L’Amiénois, en tant que gérant, avait la main sur les comptes de la société. Mais dans les quelques semaines d’existence réelle de l’entreprise, c’est Mohamed T. qui a géré. Après l’ouverture du compte, il a demandé à son associé d’activer l’option « effet d’encaissement » auprès de la banque. « Ma conseillère me dit qu’elle ne connaît pas. Je lui dis de voir directement avec Mohamed T. C’est ce qu’elle a fait, et à partir de là, il a eu ses codes d’accès bancaires. »

« Comment cette banque a pu accepter tout cela sans l’aval du gérant de la société ? »

L’entrepreneur dit avoir suivi de son côté les mouvements bancaires durant deux jours, sans voir de problème. Et Mohamed T. lui avait bien remboursé 20 000 des 34 000 euros qu’il lui avait avancés pour le sortir de ses difficultés. Rien ne pouvait donc laisser présager du surgissement de ce trou de deux millions d’euros. Il s’avère que pendant une semaine, courant août, l’associé a effectué pour 6 millions d’euros de mouvements d’argent via cette option « effet d’encaissement ».

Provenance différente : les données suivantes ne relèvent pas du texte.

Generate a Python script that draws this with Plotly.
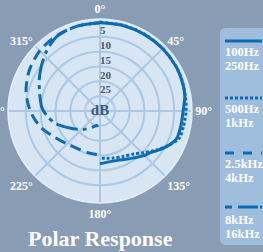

Cela s’est concrétisé par 400 lignes d’opérations avec l’utilisation de fausses factures. L’escroc présumé a profité de cette application bancaire, qui permet à des entrepreneurs de bénéficier d’avances de fonds de leur établissement, pour mettre la main sur 1 916 962 euros en quelques jours. Selon Nizar, cet homme qui résidait en région parisienne, s’est fait la malle à l’étranger.

Le Samarien, lui, fait l’objet d’une enquête pour escroquerie en bande organisée, et il a dû s’expliquer en garde à vue début septembre. « J’ai apporté tous les éléments pour prouver ma bonne foi dans cette histoire. Parce que je suis une victime ! ». Il a déposé plainte pour escroquerie et abus de confiance contre X en qualité de gérant de la société Isorav. Le quadragénaire a eu la surprise de constater que ces deux millions d’euros ont été débités… de son compte bancaire professionnel.

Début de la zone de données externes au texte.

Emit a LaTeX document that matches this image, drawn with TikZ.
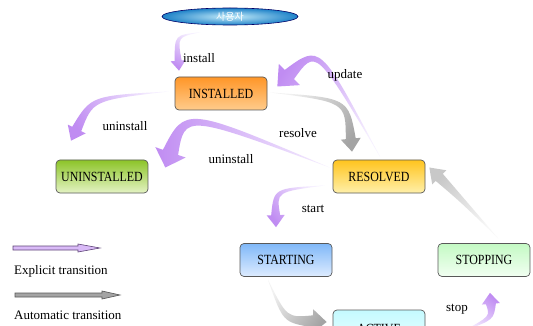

Ce découvert lunaire fait bondir son avocat Me Stéphane Diboundje : « Comment cette banque a pu accepter tout cela sans l’aval du gérant de la société ? Elle a manqué de vigilance, et elle a concouru au dommage de mon client. Ces 2 millions d’euros, elle ne peut pas les retirer du compte de cette société qui n’a même pas d’autorisation de découvert ! » Estimant que son client est victime, que la banque procède à un « abus de droit », il lui a adressé le 18 novembre une mise en demeure de rétablir le solde initial de ce compte bancaire.